1.练习1 world food facts
2.练习2 chipotle
image.png
数据是这样的
2.1 题目和答案
2.1.1 What is the number of observations in the dataset?
chipo.shape
chipo.info()
注意查看表格的shape 不需要参数
2.1.2 What is the number of columns in the dataset?
chipo.shape[1]
2.1.3 Print the name of all the columns.
chipo.columns
也是不需要参数的
2.1.4 How is the dataset indexed?
chipo.index
2.1.5 Which was the most-ordered item?
c = chipo.groupby('item_name')
c = c.sum()
c = c.sort_values(['quantity'], ascending=False)
c.head(1)
需要复习group by与sum连用; sort_values是排序用的
2.1.6 For the most-ordered item, how many items were ordered?

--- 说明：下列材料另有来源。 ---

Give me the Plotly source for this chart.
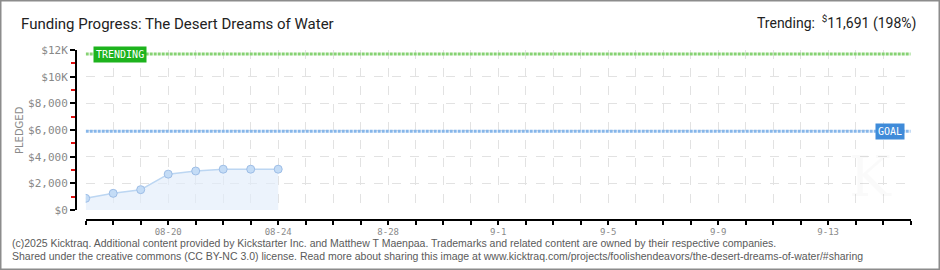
import plotly.graph_objects as go

# ---- data ----
dates = ["2025-08-17", "2025-08-18", "2025-08-19", "2025-08-20",
         "2025-08-21", "2025-08-22", "2025-08-23", "2025-08-24"]
pledged = [875, 1250, 1525, 2690, 2925, 3060, 3060, 3060]
goal = 5900
trending = 11691
x_start, x_end = "2025-08-17", "2025-09-16"
xtick_vals = ["2025-08-20", "2025-08-24", "2025-08-28", "2025-09-01",
              "2025-09-05", "2025-09-09", "2025-09-13"]
xtick_text = ["08-20", "08-24", "8-28", "9-1", "9-5", "9-9", "9-13"]
ytick_vals = [0, 2000, 4000, 6000, 8000, 10000, 12000]
ytick_text = ["$0", "$2,000", "$4,000", "$6,000", "$8,000", "$10K", "$12K"]

W, H = 940, 270
px = lambda v: v / W
py = lambda v: 1 - v / H

fig = go.Figure()

# trending and goal lines
fig.add_trace(go.Scatter(x=[x_start, x_end], y=[trending, trending], mode="lines",
                         line=dict(color="#86d273", width=3, dash="3px,1px"),
                         hoverinfo="skip", showlegend=False))
fig.add_trace(go.Scatter(x=[x_start, x_end], y=[goal, goal], mode="lines",
                         line=dict(color="#86b6ea", width=3, dash="3px,1px"),
                         hoverinfo="skip", showlegend=False))

# pledged series
fig.add_trace(go.Scatter(x=dates, y=pledged, mode="lines+markers",
                         line=dict(color="#bcd6f2", width=1.5),
                         fill="tozeroy", fillcolor="rgba(226,237,251,0.65)",
                         marker=dict(size=8, color="#c4dcf6",
                                     line=dict(color="#9dbde6", width=1)),
                         showlegend=False))

grid = "#e2e2e2"
fig.update_layout(
    width=W, height=H,
    margin=dict(l=0, r=0, t=0, b=0, autoexpand=False),
    paper_bgcolor="white", plot_bgcolor="white",
    xaxis=dict(
        type="date", domain=[px(85.7), px(910.7)], range=[x_start, x_end],
        anchor="free", position=py(219.5), automargin=False,
        tickvals=xtick_vals, ticktext=xtick_text,
        ticks="outside", ticklen=4, tickwidth=1.5, tickcolor="black",
        tickfont=dict(family="DejaVu Sans Mono", size=9, color="#8a8a8a"),
        showline=True, linecolor="black", linewidth=2,
        showgrid=True, gridcolor=grid, griddash="dash", gridwidth=1,
        zeroline=False,
        minor=dict(dtick=86400000, tick0=x_start, ticks="outside", ticklen=4,
                   tickwidth=1.5, tickcolor="black",
                   showgrid=True, gridcolor=grid, griddash="dash", gridwidth=1),
    ),
    yaxis=dict(
        domain=[py(210), py(50)], range=[0, 12000],
        anchor="free", position=px(76), automargin=False,
        tickvals=ytick_vals, ticktext=ytick_text,
        ticks="outside", ticklen=5, tickwidth=1.5, tickcolor="black",
        tickfont=dict(family="DejaVu Sans Mono", size=11, color="#888888"),
        showline=True, linecolor="black", linewidth=2,
        showgrid=True, gridcolor=grid, griddash="dash", gridwidth=1,
        zeroline=False,
        minor=dict(dtick=1000, tick0=1000, ticks="outside", ticklen=4,
                   tickwidth=1.5, tickcolor="#e01010", showgrid=False),
    ),
    showlegend=False,
)

ann = []
ann.append(dict(text="Funding Progress: The Desert Dreams of Water",
                xref="paper", yref="paper", x=px(19), y=py(24),
                xanchor="left", yanchor="middle", showarrow=False,
                font=dict(family="Roboto", size=15, color="#222222")))
ann.append(dict(text="Trending:  <sup>$</sup>11,691 (198%)",
                xref="paper", yref="paper", x=px(918), y=py(22),
                xanchor="right", yanchor="middle", showarrow=False,
                font=dict(family="Roboto", size=14, color="#222222")))
ann.append(dict(text="PLEDGED", textangle=-90,
                xref="paper", yref="paper", x=px(20), y=py(130),
                xanchor="center", yanchor="middle", showarrow=False,
                font=dict(family="DejaVu Sans", size=10, color="#8a8a8a")))
ann.append(dict(text="TRENDING", xref="paper", yref="y", x=px(93), y=trending,
                xanchor="left", yanchor="middle", showarrow=False,
                bgcolor="#1db31d", borderpad=2,
                font=dict(family="DejaVu Sans Mono", size=10, color="white")))
ann.append(dict(text="GOAL", xref="paper", yref="y", x=px(905), y=goal,
                xanchor="right", yanchor="middle", showarrow=False,
                bgcolor="#3f8bd9", borderpad=2,
                font=dict(family="DejaVu Sans Mono", size=10, color="white")))
ann.append(dict(text="K", xref="paper", yref="paper", x=px(870), y=py(176),
                xanchor="center", yanchor="middle", showarrow=False,
                font=dict(family="DejaVu Serif", size=56, color="rgba(0,0,0,0.02)")))
ann.append(dict(text="(c)2025 Kicktraq. Additional content provided by Kickstarter Inc. and Matthew T Maenpaa. Trademarks and related content are owned by their respective companies.",
                xref="paper", yref="paper", x=px(10), y=py(243),
                xanchor="left", yanchor="middle", showarrow=False,
                font=dict(family="Liberation Sans", size=10.5, color="#5a5a5a")))
ann.append(dict(text="Shared under the creative commons (CC BY-NC 3.0) license. Read more about sharing this image at www.kicktraq.com/projects/foolishendeavors/the-desert-dreams-of-water/#sharing",
                xref="paper", yref="paper", x=px(10), y=py(256),
                xanchor="left", yanchor="middle", showarrow=False,
                font=dict(family="Liberation Sans", size=10.5, color="#5a5a5a")))
fig.update_layout(annotations=ann)

fig.add_shape(type="rect", xref="paper", yref="paper", x0=0, y0=0, x1=1, y1=1,
              line=dict(color="#8c8c8c", width=3), fillcolor="rgba(0,0,0,0)")

fig.write_html("out.html")
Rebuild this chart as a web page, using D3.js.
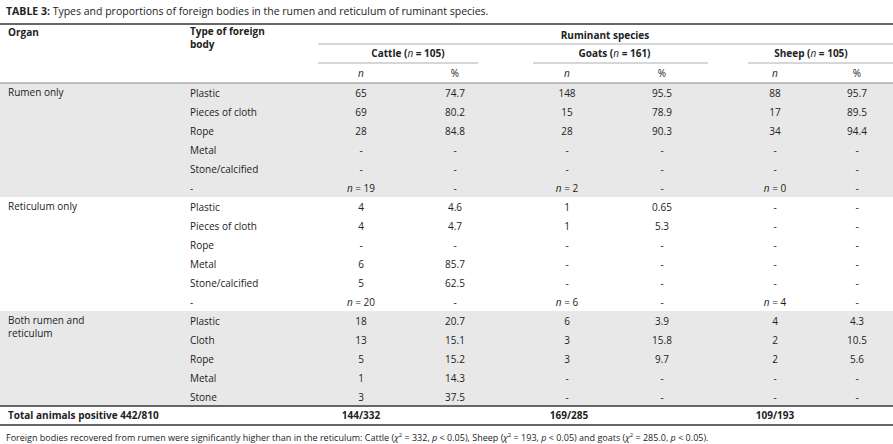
<!DOCTYPE html>
<html><head><meta charset="utf-8">
<script src="https://cdn.jsdelivr.net/npm/d3@7"></script>
<style>
body{margin:0;background:#fff}
svg text{font-family:"Open Sans","DejaVu Sans",sans-serif;font-size:10px;fill:#222}
</style></head><body>
<svg id="t" width="893" height="444"></svg>
<script>
// table content
const groups = ['Rumen only', 'Reticulum only', 'Both rumen and\nreticulum'];
const types = [
  ['Plastic', 'Pieces of cloth', 'Rope', 'Metal', 'Stone/calcified', '-'],
  ['Plastic', 'Pieces of cloth', 'Rope', 'Metal', 'Stone/calcified', '-'],
  ['Plastic', 'Cloth', 'Rope', 'Metal', 'Stone']
];
const cattle = [
  [['65','74.7'],['69','80.2'],['28','84.8'],['-','-'],['-','-'],['n = 19','-']],
  [['4','4.6'],['4','4.7'],['-','-'],['6','85.7'],['5','62.5'],['n = 20','-']],
  [['18','20.7'],['13','15.1'],['5','15.2'],['1','14.3'],['3','37.5']]
];
const goats = [
  [['148','95.5'],['15','78.9'],['28','90.3'],['-','-'],['-','-'],['n = 2','-']],
  [['1','0.65'],['1','5.3'],['-','-'],['-','-'],['-','-'],['n = 6','-']],
  [['6','3.9'],['3','15.8'],['3','9.7'],['-','-'],['-','-']]
];
const sheep = [
  [['88','95.7'],['17','89.5'],['34','94.4'],['-','-'],['-','-'],['n = 0','-']],
  [['-','-'],['-','-'],['-','-'],['-','-'],['-','-'],['n = 4','-']],
  [['4','4.3'],['2','10.5'],['2','5.6'],['-','-'],['-','-']]
];
const species = ['Cattle', 'Goats', 'Sheep'];
const speciesN = [105, 161, 105];
const totals = ['144/332', '169/285', '109/193'];

const svg = d3.select('#t');
const rowH = 19, bodyTop = 83;
const colX = [361, 455, 567, 662, 775, 857];
const spanX = [[318, 478], [533, 708], [748, 893]];

// title
const title = svg.append('text').attr('x', 6).attr('y', 15).style('font-size', '10.5px');
title.append('tspan').attr('font-weight', 'bold').text('TABLE 3:');
title.append('tspan').text(' Types and proportions of foreign bodies in the rumen and reticulum of ruminant species.');

const line = (x1, x2, y, w, c) => svg.append('line').attr('x1', x1).attr('x2', x2)
  .attr('y1', y).attr('y2', y).attr('stroke', c || '#555').attr('stroke-width', w);

// backgrounds
let y = bodyTop;
const data = [];
types.forEach((ts, g) => {
  const y0 = y;
  ts.forEach((t, i) => {
    data.push({g, i, t, y: y + rowH / 2 + 4, c: cattle[g][i], go: goats[g][i], s: sheep[g][i]});
    y += rowH;
  });
  if (g !== 1) svg.insert('rect', ':first-child').attr('x', 0).attr('y', y0).attr('width', 893)
    .attr('height', y - y0).attr('fill', '#e8e8e8');
});
const bodyEnd = y;

line(0, 893, 24, 2, '#666');
line(0, 893, bodyTop, 1, '#888');
line(0, 893, bodyEnd, 2, '#666');
line(0, 893, bodyEnd + 19, 2, '#666');
line(318, 893, 44, 0.8, '#999');
spanX.forEach(s => line(s[0], s[1], 63, 0.8, '#999'));

// headers
const bold = (x, yy, s, anchor) => svg.append('text').attr('x', x).attr('y', yy)
  .attr('font-weight', 'bold').attr('text-anchor', anchor || 'start').text(s);
bold(8, 36, 'Organ');
bold(190, 35, 'Type of foreign');
bold(190, 48, 'body');
bold(605, 39, 'Ruminant species', 'middle');
species.forEach((sp, k) => {
  const t = svg.append('text').attr('x', (colX[2 * k] + colX[2 * k + 1]) / 2 + (k === 2 ? -5 : 0)).attr('y', 57)
    .attr('font-weight', 'bold').attr('text-anchor', 'middle');
  t.append('tspan').text(sp + ' (');
  t.append('tspan').attr('font-style', 'italic').attr('font-weight', 'normal').text('n');
  t.append('tspan').text(' = ' + speciesN[k] + ')');
  svg.append('text').attr('x', colX[2 * k]).attr('y', 77).attr('text-anchor', 'middle')
    .attr('font-style', 'italic').text('n');
  svg.append('text').attr('x', colX[2 * k + 1]).attr('y', 77).attr('text-anchor', 'middle').text('%');
});

// group labels
let gy = bodyTop;
groups.forEach((g, k) => {
  g.split('\n').forEach((s, j) => svg.append('text').attr('x', 8).attr('y', gy + 13 + j * 13).text(s));
  gy += types[k].length * rowH;
});

// body rows
const rows = svg.selectAll('g.row').data(data).join('g').attr('class', 'row');
rows.append('text').attr('x', 190).attr('y', d => d.y).text(d => d.t);
rows.each(function (d) {
  const vals = [...d.c, ...d.go, ...d.s];
  d3.select(this).selectAll('text.v').data(vals).join('text').attr('class', 'v')
    .attr('x', (v, j) => colX[j]).attr('y', d.y).attr('text-anchor', 'middle')
    .each(function (v) {
      const el = d3.select(this);
      if (v.startsWith('n =')) {
        el.append('tspan').attr('font-style', 'italic').text('n');
        el.append('tspan').text(v.slice(1));
      } else el.text(v);
    });
});

// totals
bold(8, bodyEnd + 13, 'Total animals positive 442/810');
totals.forEach((t, k) => bold(colX[2 * k] + (k === 1 ? 2 : 0), bodyEnd + 13, t, 'middle'));

// footnote
const fn = svg.append('text').attr('x', 6).attr('y', bodyEnd + 35).style('font-size', '9px');
const parts = [['Foreign bodies recovered from rumen were significantly higher than in the reticulum: Cattle (', 0],
  ['χ', 1], ['2', 2], [' = 332, ', 0], ['p', 1], [' < 0.05), Sheep (', 0], ['χ', 1], ['2', 2], [' = 193, ', 0], ['p', 1],
  [' < 0.05) and goats (', 0], ['χ', 1], ['2', 2], [' = 285.0, ', 0], ['p', 1], [' < 0.05).', 0]];
parts.forEach(([s, k]) => {
  const ts = fn.append('tspan').text(s);
  if (k === 1) ts.attr('font-style', 'italic');
  if (k === 2) ts.attr('dy', -4).style('font-size', '6px');
  if (k === 0 && s.startsWith(' =')) ts.attr('dy', 4);
});
</script></body></html>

c = chipo.groupby('item_name')
c = c.sum()
c = c.sort_values(['quantity'], ascending=False)
c.head(1)
按照item_name分组,key就是item_name,再根据分组之后的结果按照quantity排序
2.1.7 What was the most ordered item in the choice_description column?
c = chipo.groupby('choice_description').sum()
c = c.sort_values(['quantity'], ascending=False)
c.head(1)
按照choice_description进行分组,然后根据分组结果按照quantity进行降序排序
2.1.8 How many items were orderd in total?
d=chipo.quantity.sum()
d
求多少东西被买了,求quantity的总和
2.1.9 Turn the item price into a float
chipo.item_price.dtype
dollarizer = lambda x: float(x[1:-1])
chipo.item_price = chipo.item_price.apply(dollarizer)
chipo.item_price.dtype
先查看series的数据类型,然后用lambda创造一个function,apply一下
.astype()也可以进行数据类型转换,就是容易报错
2.1.10 How much was the revenue for the period in the dataset?
revenue = chipo.quantity *chipo.item_price
revenue = revenue.sum()
revenue
2.1.11 How many orders were made in the period?
orders = chipo.order_id.value_counts().count()
orders
value_counts()可以统计不同值,distinct.
count()统计非空值
2.1.12 What is the average revenue amount per order?
chipo['revenue'] = chipo['quantity'] * chipo['item_price']
order_grouped = chipo.groupby(by=['order_id']).sum()
order_grouped.mean()['revenue']
chipo.groupby(by=['order_id']).sum().mean()['revenue']
2.1.13 How many different items are sold?
chipo.item_name.value_counts().count()